Holzworth authored a number of important studies of feline disorders with her Angell colleagues, and she came to be recognized as a leading authority in the field. Donald F. Smith describes her as "the definitive expert in feline medicine of her generation and the most important promoter of veterinary care for cats since Dr. Louis Camuti". In 1963 she was the first to describe feline infectious peritonitis, a condition later recognized as caused by feline coronavirus infection. With Angell's Gus Thornton, she was responsible for the first formal documentation of hyperthyroidism in cats. She also wrote a case report of feline trichinosis; this was based on her own cat, according to her colleague Susan Cotter.
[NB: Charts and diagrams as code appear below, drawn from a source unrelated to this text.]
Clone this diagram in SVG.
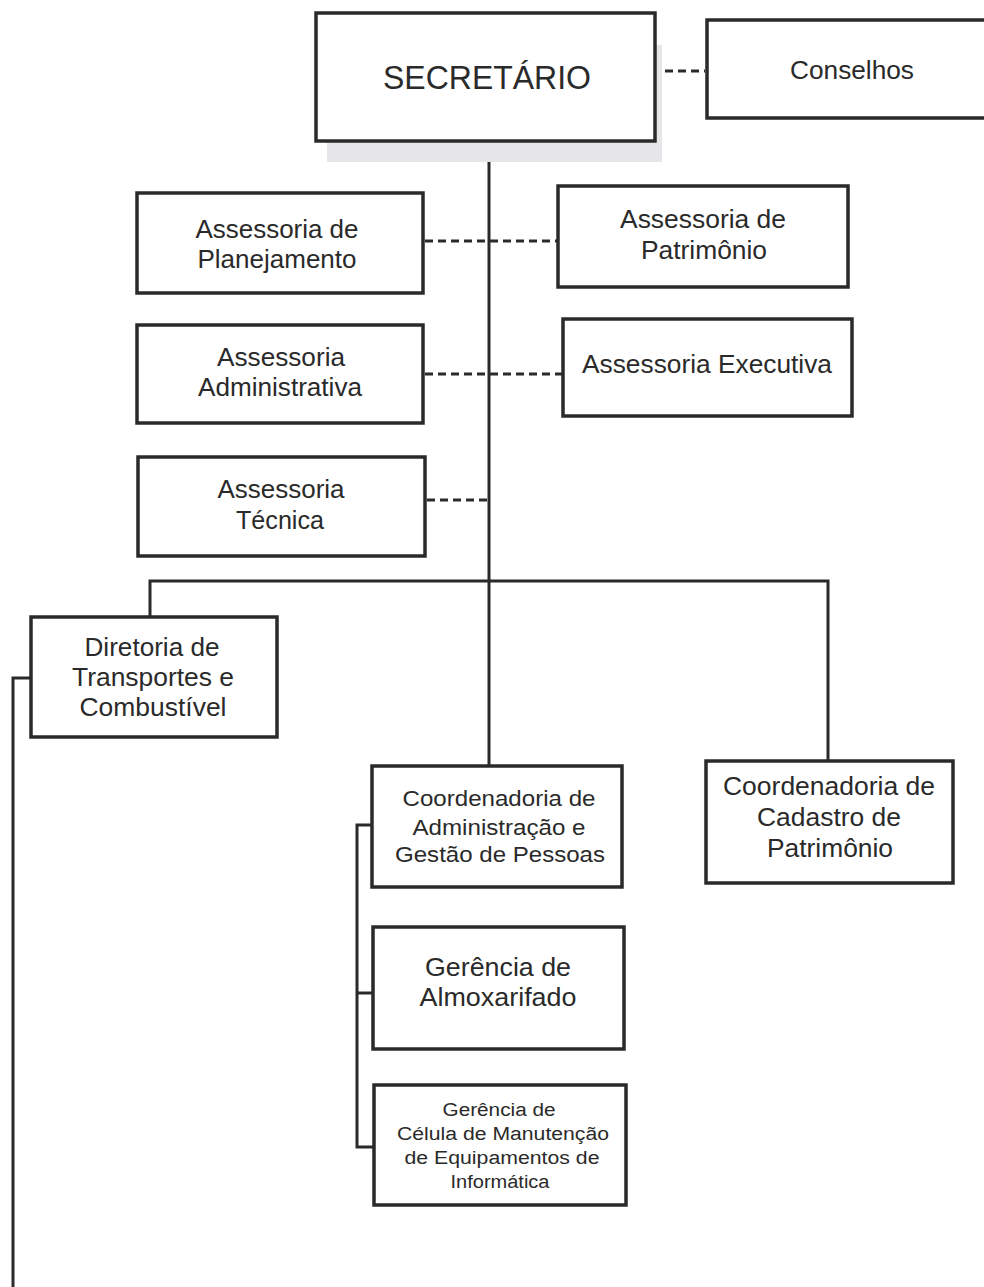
<svg xmlns="http://www.w3.org/2000/svg" width="984" height="1287" viewBox="0 0 984 1287">
<style>
.box{fill:#fff;stroke:#2a2a2a;stroke-width:3.5}
.ln{fill:none;stroke:#2a2a2a;stroke-width:3}
.dash{fill:none;stroke:#2a2a2a;stroke-width:3;stroke-dasharray:8,5}
text{fill:#2a2a2a;text-anchor:middle;font-size:25px}
.big{font-size:33px}
.mid{font-size:22px}
.sm{font-size:18px}
</style>
<rect width="984" height="1287" fill="#fff"/>
<g id="connectors">
<path class="ln" d="M489 141 V766"/>
<path class="dash" d="M665 71 H705"/>
<path class="dash" d="M425 241 H558"/>
<path class="dash" d="M425 374 H563"/>
<path class="dash" d="M427 500 H489"/>
<path class="ln" d="M150 617 V581 H828 V762"/>
<path class="ln" d="M31 678 H13 V1287"/>
<path class="ln" d="M372 825 H357 V1147 H374"/>
<path class="ln" d="M357 993 H373"/>
</g>
<g font-family="'Liberation Sans', Arial, Helvetica, sans-serif">
<g id="secretario">
<rect x="327" y="45" width="335" height="117" fill="#e6e6e8"/>
<rect class="box" x="316" y="13" width="339" height="128"/>
<text class="big" x="487" y="89" textLength="208" lengthAdjust="spacingAndGlyphs">SECRETÁRIO</text>
</g>
<g id="conselhos">
<rect class="box" x="707" y="20" width="285" height="98"/>
<text x="852" y="79" textLength="124" lengthAdjust="spacingAndGlyphs">Conselhos</text>
</g>
<g id="ass-planejamento">
<rect class="box" x="137" y="193" width="286" height="100"/>
<text x="277" y="238" textLength="163" lengthAdjust="spacingAndGlyphs">Assessoria de</text>
<text x="277" y="268" textLength="159" lengthAdjust="spacingAndGlyphs">Planejamento</text>
</g>
<g id="ass-patrimonio">
<rect class="box" x="558" y="186" width="290" height="101"/>
<text x="703" y="228" textLength="166" lengthAdjust="spacingAndGlyphs">Assessoria de</text>
<text x="704" y="259" textLength="126" lengthAdjust="spacingAndGlyphs">Patrimônio</text>
</g>
<g id="ass-administrativa">
<rect class="box" x="137" y="325" width="286" height="98"/>
<text x="281" y="366" textLength="128" lengthAdjust="spacingAndGlyphs">Assessoria</text>
<text x="280" y="396" textLength="164" lengthAdjust="spacingAndGlyphs">Administrativa</text>
</g>
<g id="ass-executiva">
<rect class="box" x="563" y="319" width="289" height="97"/>
<text x="707" y="373" textLength="250" lengthAdjust="spacingAndGlyphs">Assessoria Executiva</text>
</g>
<g id="ass-tecnica">
<rect class="box" x="138" y="457" width="287" height="99"/>
<text x="281" y="498" textLength="127" lengthAdjust="spacingAndGlyphs">Assessoria</text>
<text x="280" y="529" textLength="88" lengthAdjust="spacingAndGlyphs">Técnica</text>
</g>
<g id="diretoria">
<rect class="box" x="31" y="617" width="246" height="120"/>
<text x="152" y="656" textLength="135" lengthAdjust="spacingAndGlyphs">Diretoria de</text>
<text x="153" y="686" textLength="162" lengthAdjust="spacingAndGlyphs">Transportes e</text>
<text x="153" y="716" textLength="147" lengthAdjust="spacingAndGlyphs">Combustível</text>
</g>
<g id="coord-admin">
<rect class="box" x="372" y="766" width="250" height="121"/>
<text class="mid" x="499" y="806" textLength="193" lengthAdjust="spacingAndGlyphs">Coordenadoria de</text>
<text class="mid" x="499" y="835" textLength="173" lengthAdjust="spacingAndGlyphs">Administração e</text>
<text class="mid" x="500" y="862" textLength="210" lengthAdjust="spacingAndGlyphs">Gestão de Pessoas</text>
</g>
<g id="coord-cadastro">
<rect class="box" x="706" y="761" width="247" height="122"/>
<text x="829" y="795" textLength="212" lengthAdjust="spacingAndGlyphs">Coordenadoria de</text>
<text x="829" y="826" textLength="144" lengthAdjust="spacingAndGlyphs">Cadastro de</text>
<text x="830" y="857" textLength="126" lengthAdjust="spacingAndGlyphs">Patrimônio</text>
</g>
<g id="ger-almoxarifado">
<rect class="box" x="373" y="927" width="251" height="122"/>
<text x="498" y="976" textLength="146" lengthAdjust="spacingAndGlyphs">Gerência de</text>
<text x="498" y="1006" textLength="157" lengthAdjust="spacingAndGlyphs">Almoxarifado</text>
</g>
<g id="ger-celula">
<rect class="box" x="374" y="1085" width="252" height="120"/>
<text class="sm" x="499" y="1116" textLength="113" lengthAdjust="spacingAndGlyphs">Gerência de</text>
<text class="sm" x="503" y="1140" textLength="212" lengthAdjust="spacingAndGlyphs">Célula de Manutenção</text>
<text class="sm" x="502" y="1164" textLength="195" lengthAdjust="spacingAndGlyphs">de Equipamentos de</text>
<text class="sm" x="500" y="1188" textLength="99" lengthAdjust="spacingAndGlyphs">Informática</text>
</g>
</g>
</svg>
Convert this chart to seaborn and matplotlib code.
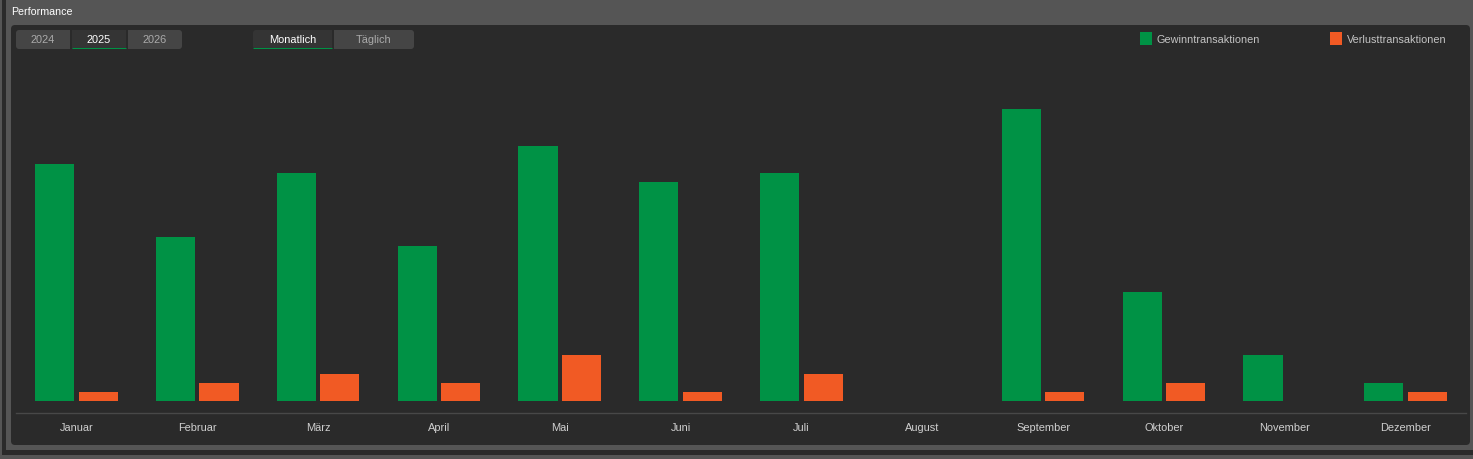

Early in her career, Holzworth set out to write a book on feline diseases, with an intended publication date of 1962. However, the proliferation of research in the field led to a new plan, in which she would edit a two-volume work featuring contributions by a range of specialists. In the end, only the first volume of Diseases of the Cat: Medicine & Surgery ever appeared, published in 1987 to a generally favorable reception. B. M. Bush, reviewing it in the British Veterinary Journal, said it would be "invaluable" for teachers and researchers and "surely a new 'classic' textbook", while regretting that it did not include more concise summaries of the material. The designation as a "classic" was endorsed by Donald F. Smith in a historical article published in 2011. Susan Bunch, a former Angell intern, noted the presence in many chapters of "editor's comments that reflect Dr. Holzworth's personal experience and opinions".

Holzworth was a charter member of the Specialty of Internal Medicine within the American College of Veterinary Internal Medicine. She encouraged Fred W. Scott to set up the Feline Health Center at Cornell and served on its advisory council. She received a number of awards from professional organizations.

==Personal life==
Holzworth was an enthusiast of art and opera.

==Retirement and death==
After retiring in 1986, Holzworth moved to Lake Waramaug in Connecticut, near her childhood farm. She died at home on January 13, 2007. She left a bequest of approximately $2.8 million to the Cornell Feline Health Center, along with most of her collection of books and papers on cats.